217. Fue San Juan Bautista en el vientre materno el tercero por quien en particular hizo oración nuestro Redentor, estando también en el de María santísima; porque ella fue la primera por quien dio gracias y pidió y oró al Padre, y por esposo suyo entró San José en el se­gundo lugar en las peticiones que hizo el Verbo humanado, como dijimos en el capítulo 12 (Cf. supra n. 147); y el tercero entró el precursor San Juan Bautista entre las peticiones particulares por personas determinadas y nombradas por el mismo Señor; tanta fue la felicidad y privilegios de San Juan Bautista. Presentó Cristo Señor nuestro al eterno Padre los méritos y pasión y muerte que venía a padecer por los hombres, y en virtud de esto pidió la santificación de aquella alma, y nombró y señaló al niño que había de nacer santo para precursor suyo y que diese testimonio de su venida al mundo y preparase los corazones de su pueblo, para que le conociesen y recibiesen, y que para tan alto ministerio se le concediesen a aquella persona elegida todas las gracias, dones y fa­vores convenientes y proporcionados; y todo lo concedió el Padre, como lo pidió su Unigénito humanado.
218. Esto precedió a la salutación y voz de María santísima. Y al pronunciar la divina Señora las palabras referidas, miró Dios al niño en el vientre de Santa Isabel y le dio uso de razón perfectísimo, ilustrándole con especiales auxilios de la divina luz, para que se preparase, conociendo el bien que le hacían. Y con esta disposi­ción fue santificado del pecado original y constituido hijo adoptivo del Señor por gracia santificante y lleno del Espíritu Santo con abundantísima gracia y ple­nitud de dones y virtudes, y sus potencias quedaron santificadas con la gracia, sujetas y subordinadas a la razón; con que se cumplió lo que había dicho el Ángel San Gabriel a San Zacarías (Lc 1, 15), que su hijo sería lleno del Espíritu Santo y desde el vientre de su madre. Al mismo tiempo el dichoso niño desde su lugar vio al Verbo encarnado, sir­viéndole como de vidriera las paredes de la caverna uteral y de cris­tales purísimos el tálamo de las virgíneas entrañas de María santí­sima, y adoró puesto de rodillas a su Redentor y Criador. Y éste fue el movimiento y júbilo que su madre Santa Isabel reconoció y sintió en su infante y en su vientre.

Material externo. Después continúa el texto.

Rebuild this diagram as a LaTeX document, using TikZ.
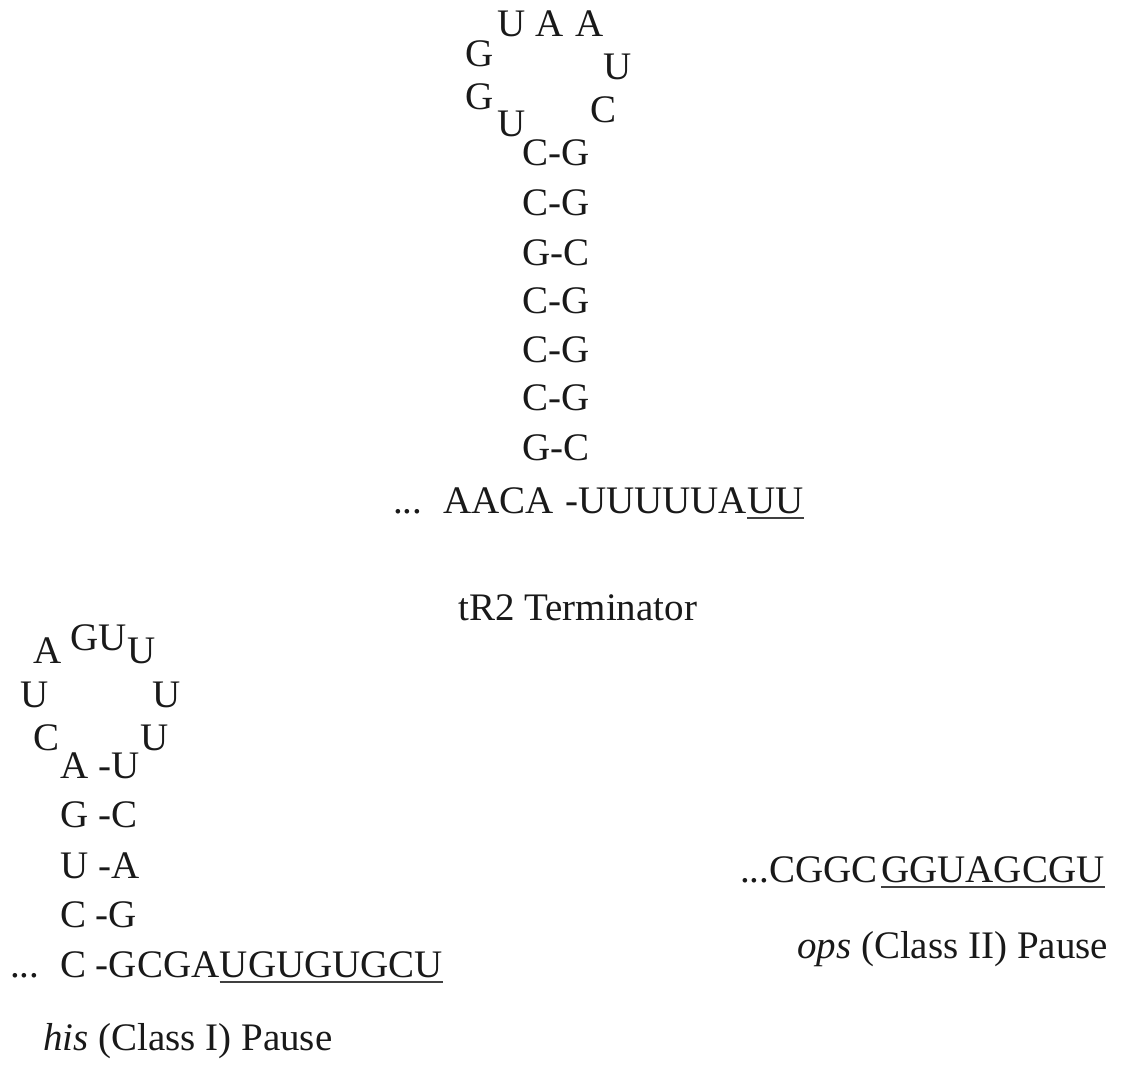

Otros muchos actos hizo el niño San Juan Bautista en este beneficio, ejercitando todas las virtudes de fe, esperanza, caridad, culto, agradecimiento, humildad, devoción y las demás que allí podría obrar. Y desde aquel instante comenzó a merecer y crecer en santidad, sin perderla jamás ni dejar de obrar con todo el vigor de la gracia.